No le estorbó, sin embargo, rodear a la Corona
castellana de un cerco absoluto: su hermano Enrique había dejado un hijo niño y
dos hijas: Juan, María y Catalina; los tres los hizo casar Fernando con hijos
suyos: Juan con María, María con Alfonso el primogénito y Catalina con Enrique,
el tercero; cualquiera que fuera la suerte de la familia del Doliente, un hijo
del rey de Aragón debía sucederle; la unión de Aragón y Castilla pendía de la
vida de una criatura, que si era digno hijo de su padre en lo físico sería
enfermizo y no había de llegar a viejo.
El hijo segundo, Juan, lo casó con la viuda de don
Martín el de Sicilia, heredera del reino de Navarra.
La historia de Aragón se confunde durante medio
siglo con la de Castilla, porque la de ésta se reduce a cuestiones interiores,
casi siempre convertidas en luchas armadas, en las cuales toman parte Alfonso V
y sus hermanos, los famosos infantes de Aragón de Jorge Manrique, rivales del
favorito don Alvaro de Luna.
Caso extraño es éste de un noble de abolengo
aragonés que gobierna Castilla y es defensor de la independencia castellana
enfrente de un rey y de unos infantes de Aragón nacidos en Castilla y casados
con infantas castellanas; y caso al parecer también extraño que la nobleza y el
pueblo de este reino obedezcan al oriundo de Aragón en contra de los príncipes
naturales de su misma patria.
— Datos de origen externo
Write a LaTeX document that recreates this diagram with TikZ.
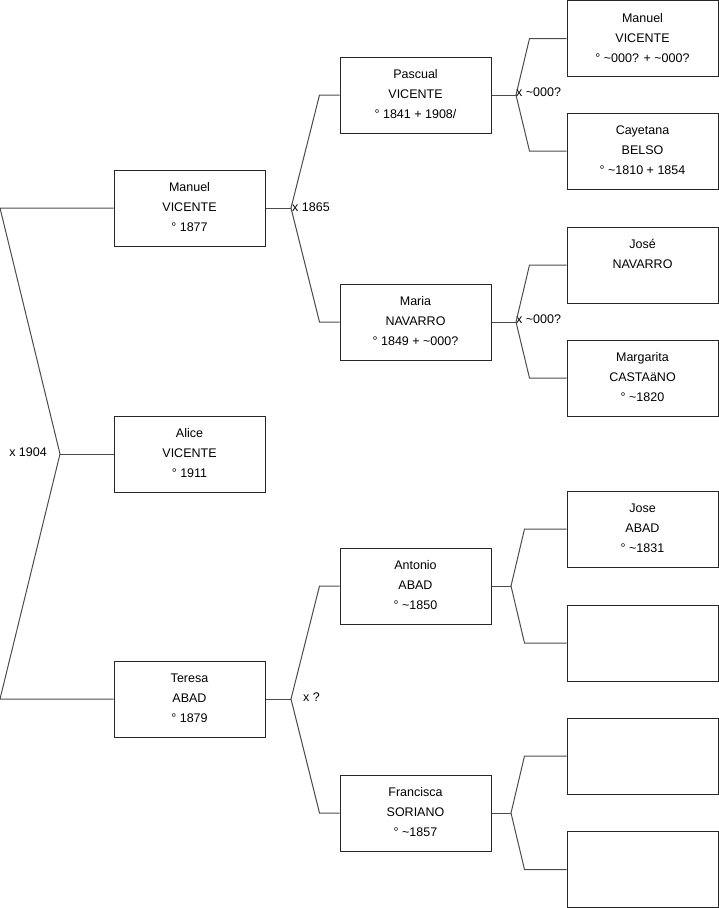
\documentclass[tikz,border=0pt]{standalone}
\usepackage{fontspec}
\setmainfont{Liberation Sans}
\newcommand{\tld}{\textasciitilde}
\begin{document}
\begin{tikzpicture}[x=1pt,y=-1pt,
  person/.style={draw=black!85, line width=1pt, minimum width=151pt, minimum height=76pt, inner sep=0pt},
  conn/.style={draw=black!70, line width=1pt},
  lbl/.style={font=\fontsize{12.5}{14}\selectfont, inner sep=1pt}]
\tikzset{pt/.style={label={[anchor=north,yshift=-9.5pt,align=center,font=\fontsize{12.5}{20}\selectfont,inner sep=3.33pt]north:#1}}}
\useasboundingbox (0,0) rectangle (719,908);
% generation 1
\node[person,pt={Manuel\\VICENTE\\° 1877}] (manuel) at (189.5,208) {};
\node[person,pt={Alice\\VICENTE\\° 1911}] (alice) at (189.5,454) {};
\node[person,pt={Teresa\\ABAD\\° 1879}] (teresa) at (189.5,699) {};
% generation 2
\node[person,pt={Pascual\\VICENTE\\° 1841 + 1908/}] (pascual) at (415.5,95) {};
\node[person,pt={Maria\\NAVARRO\\° 1849 + \tld000?}] (maria) at (415.5,322) {};
\node[person,pt={Antonio\\ABAD\\° \tld1850}] (antonio) at (415.5,586) {};
\node[person,pt={Francisca\\SORIANO\\° \tld1857}] (francisca) at (415.5,813) {};
% generation 3
\node[person,pt={Manuel\\VICENTE\\° \tld000? + \tld000?}] (manuel2) at (642.5,38.5) {};
\node[person,pt={Cayetana\\BELSO\\° \tld1810 + 1854}] (cayetana) at (642.5,151) {};
\node[person,pt={José\\NAVARRO}] (jose) at (642.5,265) {};
\node[person,pt={Margarita\\CASTAäNO\\° \tld1820}] (margarita) at (642.5,378) {};
\node[person,pt={Jose\\ABAD\\° \tld1831}] (joseabad) at (642.5,529) {};
\node[person] (e1) at (642.5,643) {};
\node[person] (e2) at (642.5,756) {};
\node[person] (e3) at (642.5,869.5) {};
% junctions
\coordinate (l1) at (0,208);
\coordinate (j0) at (60,454);
\coordinate (l3) at (0,699);
\coordinate (jM) at (291,208);
\coordinate (jT) at (291,699);
\coordinate (jA) at (516,95);
\coordinate (jB) at (516,322);
\coordinate (jC) at (511,586);
\coordinate (jD) at (511,813);
% left bracket
\draw[conn] (manuel.west) -- (l1) -- (j0) -- (l3) -- (teresa.west);
\draw[conn] (j0) -- (alice.west);
\node[lbl, anchor=east] (m0) at (48,452) {x 1904};
% Manuel -> parents
\draw[conn] (manuel.east) -- (jM);
\draw[conn] (pascual.west) -- ([xshift=-20pt]pascual.west) -- (jM) -- ([xshift=-20pt]maria.west) -- (maria.west);
\node[lbl, anchor=west] (m1) at (291,207) {x 1865};
% Teresa -> parents
\draw[conn] (teresa.east) -- (jT);
\draw[conn] (antonio.west) -- ([xshift=-20pt]antonio.west) -- (jT) -- ([xshift=-20pt]francisca.west) -- (francisca.west);
\node[lbl, anchor=west] (m2) at (302,697) {x ?};
% Pascual -> parents
\draw[conn] (pascual.east) -- (jA);
\draw[conn] (manuel2.west) -- ([xshift=-37pt]manuel2.west) -- (jA) -- ([xshift=-37pt]cayetana.west) -- (cayetana.west);
\node[lbl, anchor=west] (m3) at (515,92) {x \tld000?};
\node[lbl, anchor=west] (m4) at (515,319) {x \tld000?};
% Maria -> parents
\draw[conn] (maria.east) -- (jB);
\draw[conn] (jose.west) -- ([xshift=-37pt]jose.west) -- (jB) -- ([xshift=-37pt]margarita.west) -- (margarita.west);
% Antonio -> parents
\draw[conn] (antonio.east) -- (jC);
\draw[conn] (joseabad.west) -- ([xshift=-42pt]joseabad.west) -- (jC) -- ([xshift=-42pt]e1.west) -- (e1.west);
% Francisca -> parents
\draw[conn] (francisca.east) -- (jD);
\draw[conn] (e2.west) -- ([xshift=-42pt]e2.west) -- (jD) -- ([xshift=-42pt]e3.west) -- (e3.west);
\end{tikzpicture}
\end{document}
La extrañeza desaparece y el hecho se hace
natural, teniendo en cuenta que nobles y pueblo en este momento no veían ni a
don Alvaro ni a los infantes, sino Castilla, en cuyos asuntos se entrometía un
rey y unos príncipes de hecho extranjeros. Esta era la gran fuerza de don
Alvaro; con ella venció las intromisiones de los infantes en el reino de Juan
II y al rey de Aragón en la guerra que le hizo; el espíritu de independencia de
Castilla fué el mayor enemigo de la casa de Antequera.